### YOUR TASK:
Pictures stay out of the copy; set down each line of the listing below exactly.

** BEGIN AVAILABLE DATA **

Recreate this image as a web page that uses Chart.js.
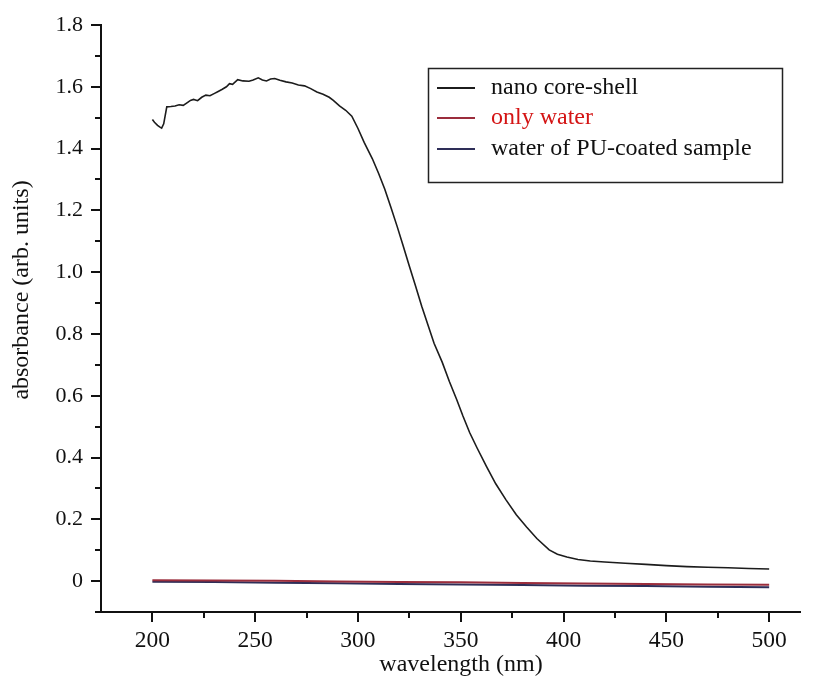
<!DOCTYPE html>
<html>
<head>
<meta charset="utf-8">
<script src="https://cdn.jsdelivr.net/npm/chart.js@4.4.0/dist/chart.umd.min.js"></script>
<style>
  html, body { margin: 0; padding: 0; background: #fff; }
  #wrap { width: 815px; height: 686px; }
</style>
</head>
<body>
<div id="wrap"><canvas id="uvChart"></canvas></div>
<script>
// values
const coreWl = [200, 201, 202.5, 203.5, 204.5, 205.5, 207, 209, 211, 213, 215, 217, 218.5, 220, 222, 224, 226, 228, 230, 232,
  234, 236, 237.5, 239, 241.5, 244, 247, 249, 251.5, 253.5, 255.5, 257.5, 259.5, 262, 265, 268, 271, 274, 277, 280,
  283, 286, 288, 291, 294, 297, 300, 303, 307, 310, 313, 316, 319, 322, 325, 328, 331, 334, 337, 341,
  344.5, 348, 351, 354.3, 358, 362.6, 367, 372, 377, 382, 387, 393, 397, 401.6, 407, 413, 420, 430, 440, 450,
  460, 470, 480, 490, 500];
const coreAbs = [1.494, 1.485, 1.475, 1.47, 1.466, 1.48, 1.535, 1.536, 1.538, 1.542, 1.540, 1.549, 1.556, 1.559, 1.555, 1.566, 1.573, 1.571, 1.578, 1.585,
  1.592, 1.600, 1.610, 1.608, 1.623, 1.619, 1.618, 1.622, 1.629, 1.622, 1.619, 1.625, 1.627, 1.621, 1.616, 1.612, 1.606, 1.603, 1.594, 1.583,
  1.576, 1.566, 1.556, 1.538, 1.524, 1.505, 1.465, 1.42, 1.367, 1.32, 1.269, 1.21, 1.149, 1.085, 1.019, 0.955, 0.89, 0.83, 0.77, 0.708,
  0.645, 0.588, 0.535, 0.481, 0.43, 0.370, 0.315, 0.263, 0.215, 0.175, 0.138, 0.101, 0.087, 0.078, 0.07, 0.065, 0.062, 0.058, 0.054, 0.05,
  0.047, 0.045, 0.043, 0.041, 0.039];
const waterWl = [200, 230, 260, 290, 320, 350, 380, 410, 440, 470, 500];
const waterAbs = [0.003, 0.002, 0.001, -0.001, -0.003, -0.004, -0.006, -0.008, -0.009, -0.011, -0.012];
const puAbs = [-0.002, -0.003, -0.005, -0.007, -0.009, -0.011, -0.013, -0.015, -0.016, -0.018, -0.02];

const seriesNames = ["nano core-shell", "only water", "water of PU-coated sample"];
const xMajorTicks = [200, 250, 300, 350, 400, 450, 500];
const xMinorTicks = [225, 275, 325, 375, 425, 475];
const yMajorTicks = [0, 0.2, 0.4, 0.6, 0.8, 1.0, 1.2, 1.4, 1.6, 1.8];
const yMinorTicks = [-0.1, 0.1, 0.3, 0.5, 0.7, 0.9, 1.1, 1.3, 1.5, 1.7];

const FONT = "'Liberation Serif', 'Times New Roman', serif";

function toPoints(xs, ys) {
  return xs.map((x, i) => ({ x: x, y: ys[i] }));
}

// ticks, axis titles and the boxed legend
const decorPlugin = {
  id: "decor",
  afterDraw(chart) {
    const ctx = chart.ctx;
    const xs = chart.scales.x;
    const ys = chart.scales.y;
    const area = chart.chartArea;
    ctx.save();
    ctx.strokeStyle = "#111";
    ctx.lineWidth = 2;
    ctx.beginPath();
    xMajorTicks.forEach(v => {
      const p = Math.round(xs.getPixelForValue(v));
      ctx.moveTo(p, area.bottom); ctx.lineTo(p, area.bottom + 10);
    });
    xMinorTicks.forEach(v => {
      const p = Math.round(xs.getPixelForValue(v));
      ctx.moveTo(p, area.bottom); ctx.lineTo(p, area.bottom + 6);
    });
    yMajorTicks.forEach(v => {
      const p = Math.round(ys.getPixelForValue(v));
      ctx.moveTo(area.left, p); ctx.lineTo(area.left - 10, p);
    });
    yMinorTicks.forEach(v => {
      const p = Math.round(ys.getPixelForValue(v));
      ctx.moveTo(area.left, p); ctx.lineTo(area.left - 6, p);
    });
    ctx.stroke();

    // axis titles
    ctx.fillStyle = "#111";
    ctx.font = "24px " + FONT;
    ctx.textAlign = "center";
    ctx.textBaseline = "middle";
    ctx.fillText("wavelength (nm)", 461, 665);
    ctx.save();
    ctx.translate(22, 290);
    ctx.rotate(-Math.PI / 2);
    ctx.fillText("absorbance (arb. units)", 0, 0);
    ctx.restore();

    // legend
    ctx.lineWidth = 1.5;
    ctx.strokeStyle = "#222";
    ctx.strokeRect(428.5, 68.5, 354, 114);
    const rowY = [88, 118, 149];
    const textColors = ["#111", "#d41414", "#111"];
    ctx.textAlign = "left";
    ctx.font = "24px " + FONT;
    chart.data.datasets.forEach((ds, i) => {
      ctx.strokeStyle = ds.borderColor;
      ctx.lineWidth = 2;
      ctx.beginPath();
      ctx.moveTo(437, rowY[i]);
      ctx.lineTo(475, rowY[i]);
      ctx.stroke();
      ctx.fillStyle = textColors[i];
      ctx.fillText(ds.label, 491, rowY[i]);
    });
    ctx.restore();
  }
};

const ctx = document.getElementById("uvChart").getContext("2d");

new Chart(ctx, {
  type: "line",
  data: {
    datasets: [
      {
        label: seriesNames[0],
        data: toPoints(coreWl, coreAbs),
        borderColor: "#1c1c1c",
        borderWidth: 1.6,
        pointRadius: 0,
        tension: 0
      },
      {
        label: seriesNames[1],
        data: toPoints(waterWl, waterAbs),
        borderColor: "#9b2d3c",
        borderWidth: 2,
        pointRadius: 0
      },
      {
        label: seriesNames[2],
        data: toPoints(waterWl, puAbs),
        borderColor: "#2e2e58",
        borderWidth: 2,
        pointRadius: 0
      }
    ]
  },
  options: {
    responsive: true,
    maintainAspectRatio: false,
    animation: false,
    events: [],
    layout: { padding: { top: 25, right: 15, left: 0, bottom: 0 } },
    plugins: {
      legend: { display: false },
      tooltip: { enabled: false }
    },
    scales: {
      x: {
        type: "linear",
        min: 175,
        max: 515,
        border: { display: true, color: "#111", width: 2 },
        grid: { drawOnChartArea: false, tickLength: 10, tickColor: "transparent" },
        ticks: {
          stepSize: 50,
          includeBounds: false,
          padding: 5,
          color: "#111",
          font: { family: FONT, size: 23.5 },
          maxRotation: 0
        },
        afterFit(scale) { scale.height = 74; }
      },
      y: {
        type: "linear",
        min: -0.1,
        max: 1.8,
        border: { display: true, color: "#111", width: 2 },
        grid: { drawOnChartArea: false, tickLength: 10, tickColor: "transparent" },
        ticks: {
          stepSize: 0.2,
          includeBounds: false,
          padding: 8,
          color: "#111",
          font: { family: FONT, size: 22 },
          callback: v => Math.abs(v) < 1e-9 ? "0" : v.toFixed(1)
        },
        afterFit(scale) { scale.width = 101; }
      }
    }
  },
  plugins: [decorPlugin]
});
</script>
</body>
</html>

** END AVAILABLE DATA **

### TASK RESULT:
Recreate this image as a web page that uses Chart.js.
<!DOCTYPE html>
<html>
<head>
<meta charset="utf-8">
<script src="https://cdn.jsdelivr.net/npm/chart.js@4.4.0/dist/chart.umd.min.js"></script>
<style>
  html, body { margin: 0; padding: 0; background: #fff; }
  #wrap { width: 815px; height: 686px; }
</style>
</head>
<body>
<div id="wrap"><canvas id="uvChart"></canvas></div>
<script>
// values
const coreWl = [200, 201, 202.5, 203.5, 204.5, 205.5, 207, 209, 211, 213, 215, 217, 218.5, 220, 222, 224, 226, 228, 230, 232,
  234, 236, 237.5, 239, 241.5, 244, 247, 249, 251.5, 253.5, 255.5, 257.5, 259.5, 262, 265, 268, 271, 274, 277, 280,
  283, 286, 288, 291, 294, 297, 300, 303, 307, 310, 313, 316, 319, 322, 325, 328, 331, 334, 337, 341,
  344.5, 348, 351, 354.3, 358, 362.6, 367, 372, 377, 382, 387, 393, 397, 401.6, 407, 413, 420, 430, 440, 450,
  460, 470, 480, 490, 500];
const coreAbs = [1.494, 1.485, 1.475, 1.47, 1.466, 1.48, 1.535, 1.536, 1.538, 1.542, 1.540, 1.549, 1.556, 1.559, 1.555, 1.566, 1.573, 1.571, 1.578, 1.585,
  1.592, 1.600, 1.610, 1.608, 1.623, 1.619, 1.618, 1.622, 1.629, 1.622, 1.619, 1.625, 1.627, 1.621, 1.616, 1.612, 1.606, 1.603, 1.594, 1.583,
  1.576, 1.566, 1.556, 1.538, 1.524, 1.505, 1.465, 1.42, 1.367, 1.32, 1.269, 1.21, 1.149, 1.085, 1.019, 0.955, 0.89, 0.83, 0.77, 0.708,
  0.645, 0.588, 0.535, 0.481, 0.43, 0.370, 0.315, 0.263, 0.215, 0.175, 0.138, 0.101, 0.087, 0.078, 0.07, 0.065, 0.062, 0.058, 0.054, 0.05,
  0.047, 0.045, 0.043, 0.041, 0.039];
const waterWl = [200, 230, 260, 290, 320, 350, 380, 410, 440, 470, 500];
const waterAbs = [0.003, 0.002, 0.001, -0.001, -0.003, -0.004, -0.006, -0.008, -0.009, -0.011, -0.012];
const puAbs = [-0.002, -0.003, -0.005, -0.007, -0.009, -0.011, -0.013, -0.015, -0.016, -0.018, -0.02];

const seriesNames = ["nano core-shell", "only water", "water of PU-coated sample"];
const xMajorTicks = [200, 250, 300, 350, 400, 450, 500];
const xMinorTicks = [225, 275, 325, 375, 425, 475];
const yMajorTicks = [0, 0.2, 0.4, 0.6, 0.8, 1.0, 1.2, 1.4, 1.6, 1.8];
const yMinorTicks = [-0.1, 0.1, 0.3, 0.5, 0.7, 0.9, 1.1, 1.3, 1.5, 1.7];

const FONT = "'Liberation Serif', 'Times New Roman', serif";

function toPoints(xs, ys) {
  return xs.map((x, i) => ({ x: x, y: ys[i] }));
}

// ticks, axis titles and the boxed legend
const decorPlugin = {
  id: "decor",
  afterDraw(chart) {
    const ctx = chart.ctx;
    const xs = chart.scales.x;
    const ys = chart.scales.y;
    const area = chart.chartArea;
    ctx.save();
    ctx.strokeStyle = "#111";
    ctx.lineWidth = 2;
    ctx.beginPath();
    xMajorTicks.forEach(v => {
      const p = Math.round(xs.getPixelForValue(v));
      ctx.moveTo(p, area.bottom); ctx.lineTo(p, area.bottom + 10);
    });
    xMinorTicks.forEach(v => {
      const p = Math.round(xs.getPixelForValue(v));
      ctx.moveTo(p, area.bottom); ctx.lineTo(p, area.bottom + 6);
    });
    yMajorTicks.forEach(v => {
      const p = Math.round(ys.getPixelForValue(v));
      ctx.moveTo(area.left, p); ctx.lineTo(area.left - 10, p);
    });
    yMinorTicks.forEach(v => {
      const p = Math.round(ys.getPixelForValue(v));
      ctx.moveTo(area.left, p); ctx.lineTo(area.left - 6, p);
    });
    ctx.stroke();

    // axis titles
    ctx.fillStyle = "#111";
    ctx.font = "24px " + FONT;
    ctx.textAlign = "center";
    ctx.textBaseline = "middle";
    ctx.fillText("wavelength (nm)", 461, 665);
    ctx.save();
    ctx.translate(22, 290);
    ctx.rotate(-Math.PI / 2);
    ctx.fillText("absorbance (arb. units)", 0, 0);
    ctx.restore();

    // legend
    ctx.lineWidth = 1.5;
    ctx.strokeStyle = "#222";
    ctx.strokeRect(428.5, 68.5, 354, 114);
    const rowY = [88, 118, 149];
    const textColors = ["#111", "#d41414", "#111"];
    ctx.textAlign = "left";
    ctx.font = "24px " + FONT;
    chart.data.datasets.forEach((ds, i) => {
      ctx.strokeStyle = ds.borderColor;
      ctx.lineWidth = 2;
      ctx.beginPath();
      ctx.moveTo(437, rowY[i]);
      ctx.lineTo(475, rowY[i]);
      ctx.stroke();
      ctx.fillStyle = textColors[i];
      ctx.fillText(ds.label, 491, rowY[i]);
    });
    ctx.restore();
  }
};

const ctx = document.getElementById("uvChart").getContext("2d");

new Chart(ctx, {
  type: "line",
  data: {
    datasets: [
      {
        label: seriesNames[0],
        data: toPoints(coreWl, coreAbs),
        borderColor: "#1c1c1c",
        borderWidth: 1.6,
        pointRadius: 0,
        tension: 0
      },
      {
        label: seriesNames[1],
        data: toPoints(waterWl, waterAbs),
        borderColor: "#9b2d3c",
        borderWidth: 2,
        pointRadius: 0
      },
      {
        label: seriesNames[2],
        data: toPoints(waterWl, puAbs),
        borderColor: "#2e2e58",
        borderWidth: 2,
        pointRadius: 0
      }
    ]
  },
  options: {
    responsive: true,
    maintainAspectRatio: false,
    animation: false,
    events: [],
    layout: { padding: { top: 25, right: 15, left: 0, bottom: 0 } },
    plugins: {
      legend: { display: false },
      tooltip: { enabled: false }
    },
    scales: {
      x: {
        type: "linear",
        min: 175,
        max: 515,
        border: { display: true, color: "#111", width: 2 },
        grid: { drawOnChartArea: false, tickLength: 10, tickColor: "transparent" },
        ticks: {
          stepSize: 50,
          includeBounds: false,
          padding: 5,
          color: "#111",
          font: { family: FONT, size: 23.5 },
          maxRotation: 0
        },
        afterFit(scale) { scale.height = 74; }
      },
      y: {
        type: "linear",
        min: -0.1,
        max: 1.8,
        border: { display: true, color: "#111", width: 2 },
        grid: { drawOnChartArea: false, tickLength: 10, tickColor: "transparent" },
        ticks: {
          stepSize: 0.2,
          includeBounds: false,
          padding: 8,
          color: "#111",
          font: { family: FONT, size: 22 },
          callback: v => Math.abs(v) < 1e-9 ? "0" : v.toFixed(1)
        },
        afterFit(scale) { scale.width = 101; }
      }
    }
  },
  plugins: [decorPlugin]
});
</script>
</body>
</html>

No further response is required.